TGI Bobigny, réf., 24 janvier 2014, n°13/02254  

La propriétaire d’un terrain occupé sans titre demande au juge d’ordonner l’expulsion des occupants.
Le juge considère que les éléments de dangerosité de l’occupation, du fait notamment de la proximité des voies de chemin de fer et d’une station-service non surveillée, ne suffisent pas à caractériser l’urgence d’une mesure d’expulsion. L’extrême précarité dans laquelle vivent ces personnes et l’urgence sanitaire ne justifient pas non plus de l’urgence d’ordonner l’expulsion du terrain, dès lors qu’aucune solution de relogement n’a été trouvée.

Dans le cadre de l’examen de proportionnalité que doit opérer le juge afin d’évaluer la nécessité de prescrire des mesures de remise en état pour faire cesser le trouble que cause l’occupation sans titre, le juge rappelle qu’il procède à un examen de proportionnalité entre le respect du droit de propriété et le respect des droits fondamentaux des occupants (tels que consacrés notamment par la Convention européenne des droits de l’Homme et la CEDH), ici le droit des occupants à un domicile et au respect de la vie privée et familiale (cf. affaires Yordanova et Winterstein).

Le juge suit également le raisonnement de la CEDH en rappelant que « la perte d’un logement, aussi précaire soit-il, est une des atteintes les plus graves au droit au respect du domicile et de la vie privée et familiale ».

Le juge note le défaut d’application des dispositions de la circulaire du 26 août 2012 par les autorités.
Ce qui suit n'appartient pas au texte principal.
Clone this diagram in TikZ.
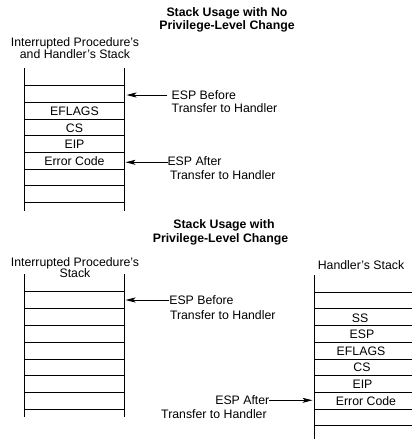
\documentclass[tikz,border=0pt]{standalone}
\usepackage{fontspec}
\setmainfont{Liberation Sans}
\usetikzlibrary{arrows.meta}
\begin{document}
\begin{tikzpicture}[x=1pt,y=-1pt,
  txt/.style={inner sep=0pt,outer sep=0pt,anchor=base,font=\fontsize{12.3}{14}\selectfont},
  ltxt/.style={txt,anchor=base west},
  rtxt/.style={txt,anchor=base east},
  ttl/.style={txt,font=\fontsize{12.3}{14}\selectfont\bfseries},
  stk/.style={line width=0.9pt},
  ptr/.style={line width=0.9pt,-{Stealth[length=10pt,width=5pt,inset=2.5pt]}}]
\useasboundingbox[fill=white] (0,0) rectangle (412,439);

% ---------- top part ----------
\node[ttl] (t1a) at (227,16.7) {Stack Usage with No};
\node[ttl] (t1b) at (227,29.5) {Privilege-Level Change};
\node[txt] (h1a) at (75,46) {Interrupted Procedure’s};
\node[txt] (h1b) at (75,58.3) {and Handler’s Stack};

\draw[stk] (24.5,68) -- (24.5,211);
\draw[stk] (124.5,68) -- (124.5,211);
\foreach \y in {85.7,102.3,119,135.7,152.3,169,185.7,202.3}
  \draw[stk] (24.5,\y) -- (124.5,\y);
\node[txt] (a1) at (74.5,115.7) {EFLAGS};
\node[txt] (a2) at (74.5,132.3) {CS};
\node[txt] (a3) at (74.5,148.8) {EIP};
\node[txt] (a4) at (74.5,165.4) {Error Code};

\coordinate (p1tip) at (126.5,95);
\coordinate (p2tip) at (125.5,162.3);
\node[ltxt] (e1a) at (171.7,99) {ESP Before};
\node[ltxt] (e1b) at (171.7,112.7) {Transfer to Handler};
\node[ltxt] (e2a) at (167.5,165.7) {ESP After};
\node[ltxt] (e2b) at (170,179) {Transfer to Handler};
\draw[ptr] (167,95) -- (p1tip);
\draw[ptr] (e2a.west |- p2tip) -- (p2tip);

% ---------- bottom part ----------
\node[ttl] (t2a) at (224,228.7) {Stack Usage with};
\node[ttl] (t2b) at (220.5,242) {Privilege-Level Change};
\node[txt] (h2a) at (75,266) {Interrupted Procedure’s};
\node[txt] (h2b) at (75,277.7) {Stack};
\node[txt] (h3) at (361,269) {Handler’s Stack};

\draw[stk] (24.5,274.3) -- (24.5,416.7);
\draw[stk] (124.5,274.3) -- (124.5,416.7);
\foreach \y in {291.7,308.3,325.7,342.3,359,375.7,392.3,409}
  \draw[stk] (24.5,\y) -- (124.5,\y);

\draw[stk] (314.5,275) -- (314.5,439);
\foreach \y in {292,308.7,325.7,342.3,359,375.7,392.3,409,425.7}
  \draw[stk] (314.5,\y) -- (412,\y);
\node[txt] (b1) at (360,322) {SS};
\node[txt] (b2) at (362,338.6) {ESP};
\node[txt] (b3) at (361,355.2) {EFLAGS};
\node[txt] (b4) at (362,371.9) {CS};
\node[txt] (b5) at (362.5,388.5) {EIP};
\node[txt] (b6) at (366,405.1) {Error Code};

\coordinate (p3tip) at (125.5,300);
\coordinate (p4tip) at (312.5,400.3);
\node[ltxt] (e3a) at (169.3,304.3) {ESP Before};
\node[ltxt] (e3b) at (170,319.3) {Transfer to Handler};
\node[rtxt] (e4a) at (269.3,404) {ESP After};
\node[rtxt] (e4b) at (266.7,418.3) {Transfer to Handler};
\draw[ptr] (e3a.west |- p3tip) -- (p3tip);
\draw[ptr] (e4a.east |- p4tip) -- (p4tip);
\end{tikzpicture}
\end{document}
Le juge ne fait pas droit à la demande de la propriétaire et n’ordonne pas l’expulsion des occupants, considérant que les droits fondamentaux des occupants doivent prévaloir sur le droit de propriété dès lors qu’une expulsion aurait des conséquences inhumaines et s’inscrirait « dans un contexte de multiplication des [expulsions] de ce type, lesquelles n’ont pour résultat que de déplacer les occupations illégales et de maintenir ainsi les personnes dans l’état de plus extrême précarité ».